Immunity for Telecoms May Set Bad Precedent, Legal Scholars Say
Monday, October 22, 2007
When previous Republican administrations were accused of illegality in the FBI and CIA spying abuses of the 1970s or the Iran-Contra affair of the 1980s, Democrats in Congress launched investigations or pushed for legislative reforms.
But last week, faced with admissions by several telecommunication companies that they assisted the Bush administration in warrantless spying on Americans, leaders of the Senate intelligence committee took a much different tack -- proposing legislation that would grant those companies retroactive immunity from prosecution or lawsuits.

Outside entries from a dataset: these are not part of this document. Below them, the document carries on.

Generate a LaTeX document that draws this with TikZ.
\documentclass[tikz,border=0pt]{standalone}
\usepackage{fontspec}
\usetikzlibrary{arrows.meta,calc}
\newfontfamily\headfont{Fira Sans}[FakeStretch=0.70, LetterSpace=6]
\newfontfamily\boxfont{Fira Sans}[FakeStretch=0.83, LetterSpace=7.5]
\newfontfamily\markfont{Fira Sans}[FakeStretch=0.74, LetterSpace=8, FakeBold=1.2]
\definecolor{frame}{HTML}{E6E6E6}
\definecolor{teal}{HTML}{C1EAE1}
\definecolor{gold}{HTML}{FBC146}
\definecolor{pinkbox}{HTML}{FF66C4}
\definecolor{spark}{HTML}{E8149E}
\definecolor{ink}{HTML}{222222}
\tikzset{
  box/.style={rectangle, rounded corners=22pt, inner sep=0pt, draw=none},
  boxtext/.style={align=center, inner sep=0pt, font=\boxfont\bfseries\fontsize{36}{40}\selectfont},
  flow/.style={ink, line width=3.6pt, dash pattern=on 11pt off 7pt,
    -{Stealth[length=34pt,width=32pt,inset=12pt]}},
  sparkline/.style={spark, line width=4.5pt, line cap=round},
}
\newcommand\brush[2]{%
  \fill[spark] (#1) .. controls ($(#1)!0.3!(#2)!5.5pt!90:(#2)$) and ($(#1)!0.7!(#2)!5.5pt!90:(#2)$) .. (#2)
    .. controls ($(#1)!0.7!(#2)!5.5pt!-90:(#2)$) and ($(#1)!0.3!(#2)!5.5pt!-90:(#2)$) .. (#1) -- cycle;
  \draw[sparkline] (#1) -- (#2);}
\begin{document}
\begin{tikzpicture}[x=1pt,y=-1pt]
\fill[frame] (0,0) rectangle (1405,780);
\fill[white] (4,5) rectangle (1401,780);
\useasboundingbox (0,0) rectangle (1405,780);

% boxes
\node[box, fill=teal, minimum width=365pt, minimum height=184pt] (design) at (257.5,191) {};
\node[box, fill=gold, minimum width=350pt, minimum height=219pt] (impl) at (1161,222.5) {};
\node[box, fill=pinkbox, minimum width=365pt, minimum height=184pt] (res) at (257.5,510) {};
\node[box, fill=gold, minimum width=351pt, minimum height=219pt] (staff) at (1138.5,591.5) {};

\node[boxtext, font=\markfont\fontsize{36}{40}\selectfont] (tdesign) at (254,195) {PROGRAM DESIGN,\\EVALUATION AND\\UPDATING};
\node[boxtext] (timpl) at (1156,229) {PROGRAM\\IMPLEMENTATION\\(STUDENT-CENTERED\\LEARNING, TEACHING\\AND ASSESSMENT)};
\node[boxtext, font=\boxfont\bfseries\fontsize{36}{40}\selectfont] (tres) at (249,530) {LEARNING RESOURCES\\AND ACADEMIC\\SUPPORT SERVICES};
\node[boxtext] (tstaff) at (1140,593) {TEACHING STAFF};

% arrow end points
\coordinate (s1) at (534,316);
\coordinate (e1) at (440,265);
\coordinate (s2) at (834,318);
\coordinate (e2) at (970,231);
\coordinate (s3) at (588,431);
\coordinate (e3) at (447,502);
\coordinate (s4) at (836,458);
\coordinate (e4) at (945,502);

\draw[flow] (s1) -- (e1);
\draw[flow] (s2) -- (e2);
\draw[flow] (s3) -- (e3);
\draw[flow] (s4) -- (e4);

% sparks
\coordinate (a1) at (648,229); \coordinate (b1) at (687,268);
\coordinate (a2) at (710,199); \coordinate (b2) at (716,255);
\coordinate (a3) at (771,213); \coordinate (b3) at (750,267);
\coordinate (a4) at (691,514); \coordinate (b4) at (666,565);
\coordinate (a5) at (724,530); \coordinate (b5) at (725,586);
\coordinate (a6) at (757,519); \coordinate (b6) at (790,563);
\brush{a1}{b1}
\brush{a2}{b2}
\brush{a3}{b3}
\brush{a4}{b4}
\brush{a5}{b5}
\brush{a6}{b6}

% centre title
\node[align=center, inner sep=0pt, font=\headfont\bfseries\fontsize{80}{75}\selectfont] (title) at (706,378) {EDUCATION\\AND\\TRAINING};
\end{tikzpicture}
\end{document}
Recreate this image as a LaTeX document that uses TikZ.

The proposal marks the second time in recent years that Congress has moved toward providing legal immunity for past actions that may have been illegal. The Military Commissions Act, passed by a GOP-led Congress in September 2006, provided retroactive immunity for CIA interrogators who could have been accused of war crimes for mistreating detainees.
Legal experts say the granting of such retroactive immunity by Congress is unusual, particularly in a case involving private companies. Congress on only a few occasions has given some forms of immunity to law enforcement officers, intelligence officials and others within the government, or to some of its contractors, experts said. In 2005, Congress also approved a law granting firearms manufacturers immunity from lawsuits by victims of gun violence.
"It's particularly unusual in the case of the telecoms because you don't really know what you're immunizing," said Louis Fisher, a specialist in constitutional law with the Law Library of the Library of Congress. "You don't know what you're cleaning up."
As part of a surveillance package approved Thursday by the Senate intelligence committee, some telecommunications companies would be granted immunity from about 40 pending lawsuits that allege they violated Americans' privacy and constitutional rights by aiding a warrantless surveillance program instituted after the Sept. 11, 2001, terrorist attacks.
The provision is a key concession to the administration and the companies, which lobbied heavily for it. Supporters argue that the legislation is needed to avoid unfair punishment of private firms that took part in good-faith efforts to assist the government.
In arguing in favor of such protections earlier this month, President Bush said that any legislation "must grant liability protection to companies who are facing multibillion-dollar lawsuits only because they are believed to have assisted in the efforts to defend our nation following the 9/11 attacks."
The head of the intelligence panel, Sen. John D. Rockefeller IV (D-W.Va.), made a similar argument after the bill was approved last week. "The onus is on the administration, not the companies, to ensure that the request is on strong legal footing," he said.
Jeffrey H. Smith, a CIA general counsel during the Clinton administration who now represents private companies in the national security area, said the risk of litigation poses an unfair threat to government officials or others who have good reason to believe they are acting legally. He noted that many intelligence officers now feel obliged to carry liability insurance.
"It seems to me that it's manifestly unfair for the officers that conducted that program and the telecoms to now face prosecution or civil liability for carrying out what was on its face a totally lawful request from the government," Smith said. "It's not the same as Abu Ghraib or a CIA officer who beats somebody during an interrogation."
But civil liberties groups and many academics argue that Congress is allowing the government to cover up possible wrongdoing and is inappropriately interfering in disputes that the courts should decide.
The American Civil Liberties Union has campaigned against the proposed Senate legislation, saying in a news release Friday that "the administration is trying to cover its tracks."
Sen. Russell Feingold (D-Wis.) said in a statement last week that classified documents provided by the White House "further demonstrate that the program was illegal and that there is no basis for granting retroactive immunity to those who allegedly cooperated." His office declined to elaborate on the records, which were reviewed by a Feingold staffer.
Retired Rear Adm. John Hutson, dean and president of the Franklin Pierce Law Center in Concord, N.H., said he is concerned about the precedent that a new immunity provision might set.
"The unfortunate reality is that once you've done it, once you immunize interrogators or phone companies, then it's easy to do it again in another context," Hutson said. "It seems to me that as a general rule, retroactive immunity is not a good thing. . . . It's essentially letting Congress handle something that should be handled by the judiciary."
Staff researcher Julie Tate contributed to this report.